## Task statement
Copy out the records in full, word for word, without pictures.

## Source material

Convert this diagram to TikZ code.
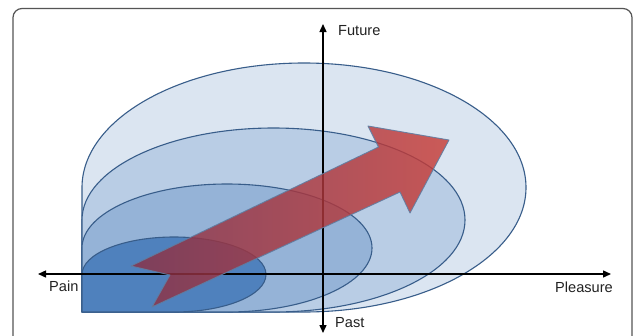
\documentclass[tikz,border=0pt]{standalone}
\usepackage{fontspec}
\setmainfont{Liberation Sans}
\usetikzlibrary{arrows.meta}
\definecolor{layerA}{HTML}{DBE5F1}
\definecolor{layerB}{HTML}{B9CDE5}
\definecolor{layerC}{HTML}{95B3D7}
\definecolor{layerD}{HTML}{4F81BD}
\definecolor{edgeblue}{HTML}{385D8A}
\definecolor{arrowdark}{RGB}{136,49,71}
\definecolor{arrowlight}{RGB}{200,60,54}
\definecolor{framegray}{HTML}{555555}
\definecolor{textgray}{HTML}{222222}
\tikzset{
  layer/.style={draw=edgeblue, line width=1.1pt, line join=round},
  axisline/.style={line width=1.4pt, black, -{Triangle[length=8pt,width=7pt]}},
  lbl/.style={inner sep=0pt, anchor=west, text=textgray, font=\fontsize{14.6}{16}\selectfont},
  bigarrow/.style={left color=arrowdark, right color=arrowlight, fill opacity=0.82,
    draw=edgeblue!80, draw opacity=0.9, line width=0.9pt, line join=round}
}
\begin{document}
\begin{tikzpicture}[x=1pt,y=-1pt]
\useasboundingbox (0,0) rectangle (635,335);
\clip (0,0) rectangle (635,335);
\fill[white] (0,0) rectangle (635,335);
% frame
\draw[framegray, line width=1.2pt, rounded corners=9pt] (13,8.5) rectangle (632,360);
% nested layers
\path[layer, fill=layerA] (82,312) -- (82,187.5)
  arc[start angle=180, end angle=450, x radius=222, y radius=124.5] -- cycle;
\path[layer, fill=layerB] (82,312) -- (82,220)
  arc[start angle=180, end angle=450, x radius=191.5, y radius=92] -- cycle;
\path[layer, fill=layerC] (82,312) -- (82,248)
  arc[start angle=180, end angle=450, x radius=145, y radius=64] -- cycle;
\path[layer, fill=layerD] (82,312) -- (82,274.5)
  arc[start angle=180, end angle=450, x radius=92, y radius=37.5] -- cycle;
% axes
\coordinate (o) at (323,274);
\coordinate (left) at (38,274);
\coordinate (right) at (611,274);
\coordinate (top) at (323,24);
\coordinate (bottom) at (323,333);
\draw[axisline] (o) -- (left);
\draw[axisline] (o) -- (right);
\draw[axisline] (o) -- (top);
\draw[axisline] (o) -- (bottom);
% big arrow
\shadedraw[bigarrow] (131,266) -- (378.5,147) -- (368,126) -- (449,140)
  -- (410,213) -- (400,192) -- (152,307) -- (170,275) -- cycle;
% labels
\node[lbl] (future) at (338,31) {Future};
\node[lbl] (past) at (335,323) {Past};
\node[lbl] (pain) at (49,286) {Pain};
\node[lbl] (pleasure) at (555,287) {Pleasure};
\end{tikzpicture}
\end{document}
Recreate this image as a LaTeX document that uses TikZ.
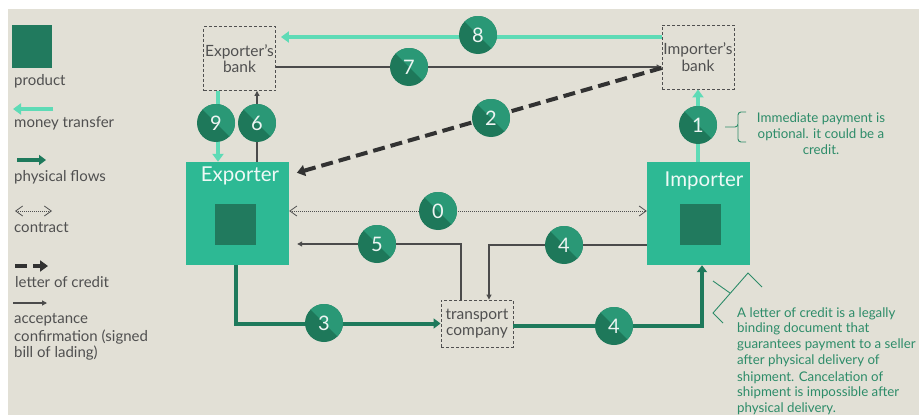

## Written reply
Convert this diagram to TikZ code.
\documentclass[tikz,border=0pt]{standalone}
\usepackage{fontspec}
\setmainfont{Liberation Sans}
\usetikzlibrary{arrows.meta}
\definecolor{layerA}{HTML}{DBE5F1}
\definecolor{layerB}{HTML}{B9CDE5}
\definecolor{layerC}{HTML}{95B3D7}
\definecolor{layerD}{HTML}{4F81BD}
\definecolor{edgeblue}{HTML}{385D8A}
\definecolor{arrowdark}{RGB}{136,49,71}
\definecolor{arrowlight}{RGB}{200,60,54}
\definecolor{framegray}{HTML}{555555}
\definecolor{textgray}{HTML}{222222}
\tikzset{
  layer/.style={draw=edgeblue, line width=1.1pt, line join=round},
  axisline/.style={line width=1.4pt, black, -{Triangle[length=8pt,width=7pt]}},
  lbl/.style={inner sep=0pt, anchor=west, text=textgray, font=\fontsize{14.6}{16}\selectfont},
  bigarrow/.style={left color=arrowdark, right color=arrowlight, fill opacity=0.82,
    draw=edgeblue!80, draw opacity=0.9, line width=0.9pt, line join=round}
}
\begin{document}
\begin{tikzpicture}[x=1pt,y=-1pt]
\useasboundingbox (0,0) rectangle (635,335);
\clip (0,0) rectangle (635,335);
\fill[white] (0,0) rectangle (635,335);
% frame
\draw[framegray, line width=1.2pt, rounded corners=9pt] (13,8.5) rectangle (632,360);
% nested layers
\path[layer, fill=layerA] (82,312) -- (82,187.5)
  arc[start angle=180, end angle=450, x radius=222, y radius=124.5] -- cycle;
\path[layer, fill=layerB] (82,312) -- (82,220)
  arc[start angle=180, end angle=450, x radius=191.5, y radius=92] -- cycle;
\path[layer, fill=layerC] (82,312) -- (82,248)
  arc[start angle=180, end angle=450, x radius=145, y radius=64] -- cycle;
\path[layer, fill=layerD] (82,312) -- (82,274.5)
  arc[start angle=180, end angle=450, x radius=92, y radius=37.5] -- cycle;
% axes
\coordinate (o) at (323,274);
\coordinate (left) at (38,274);
\coordinate (right) at (611,274);
\coordinate (top) at (323,24);
\coordinate (bottom) at (323,333);
\draw[axisline] (o) -- (left);
\draw[axisline] (o) -- (right);
\draw[axisline] (o) -- (top);
\draw[axisline] (o) -- (bottom);
% big arrow
\shadedraw[bigarrow] (131,266) -- (378.5,147) -- (368,126) -- (449,140)
  -- (410,213) -- (400,192) -- (152,307) -- (170,275) -- cycle;
% labels
\node[lbl] (future) at (338,31) {Future};
\node[lbl] (past) at (335,323) {Past};
\node[lbl] (pain) at (49,286) {Pain};
\node[lbl] (pleasure) at (555,287) {Pleasure};
\end{tikzpicture}
\end{document}
Recreate this image as a LaTeX document that uses TikZ.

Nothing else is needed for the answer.